Hi I have a script to go through a notepad of numbers with a series of regex's. My regex's are working with the exception of a few values that are not showing up properly. For instance some number examples such as 11111-C00 or 22222-X01 they are returned only as 11111 and 22222 and are not including "-" and what is happening afterwards. I as well have a few cases that end in the format: number, letter number.

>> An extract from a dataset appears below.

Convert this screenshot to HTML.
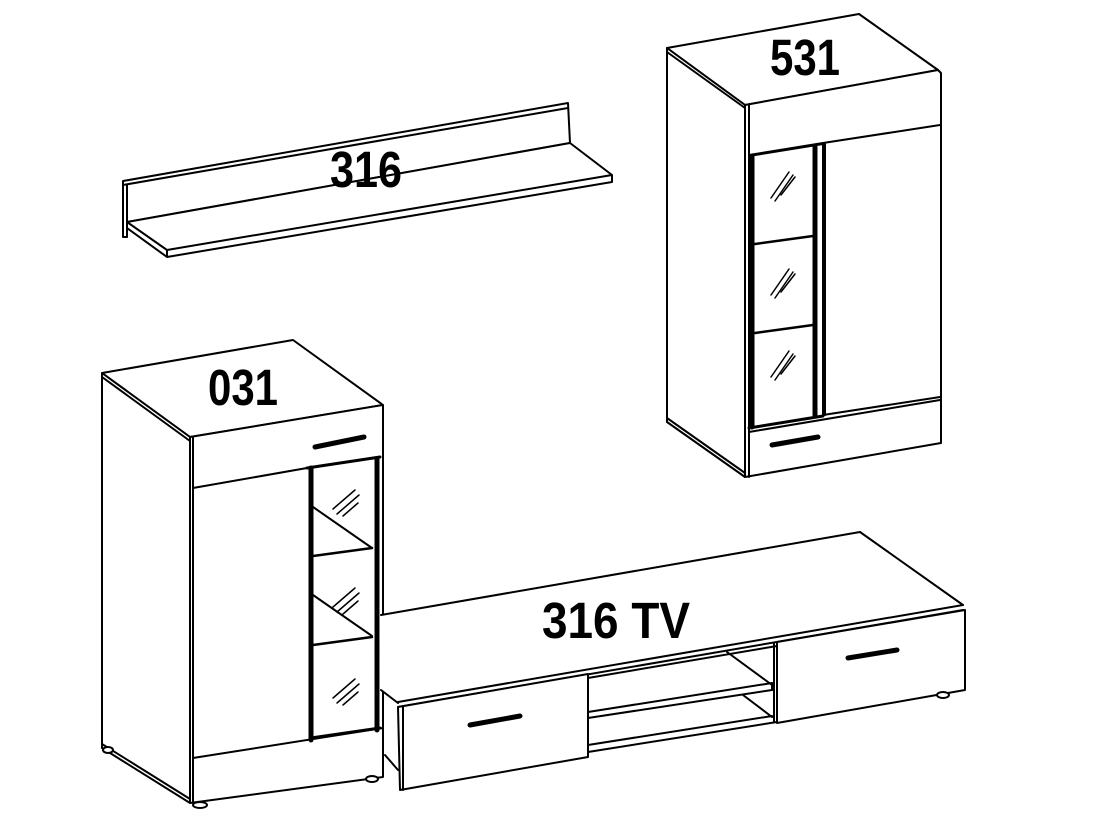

These 2 regex's aren't giving me my desired outcome: d{4,5}-\w{1}\d{2} and \d{4}-\w\d{1}\w
Full Code:
import re
filename = 'Text.txt'
pattern = '\d{4,5}-\d{2,3}|\d{4,9}|\w{3}\d-\d{2}|\d{4,5}-\w{1}\d{2}|\b|\d{4}-\w\d{1}\w'
new_file = []
with open('Text.txt', 'r') as f:
lines = f.readlines()
for line in lines:
match = re.search(pattern, line)
if match:
new_line = match.group() + '\n'
print new_line
new_file.append(new_line)
with open('NewText.txt', 'w') as f:
f.seek(0)
f.writelines(new_file)
So all of my regex's are working fine except the last 2 (d{4,5}-\w{1}\d{2} and \d{4}-\w\d{1}\w) for patterns such as XXXXX-LXX and XXXXX-LXL where X is a number and L is a letter, they are only being returned as XXXX or XXXXX. Where am I going wrong?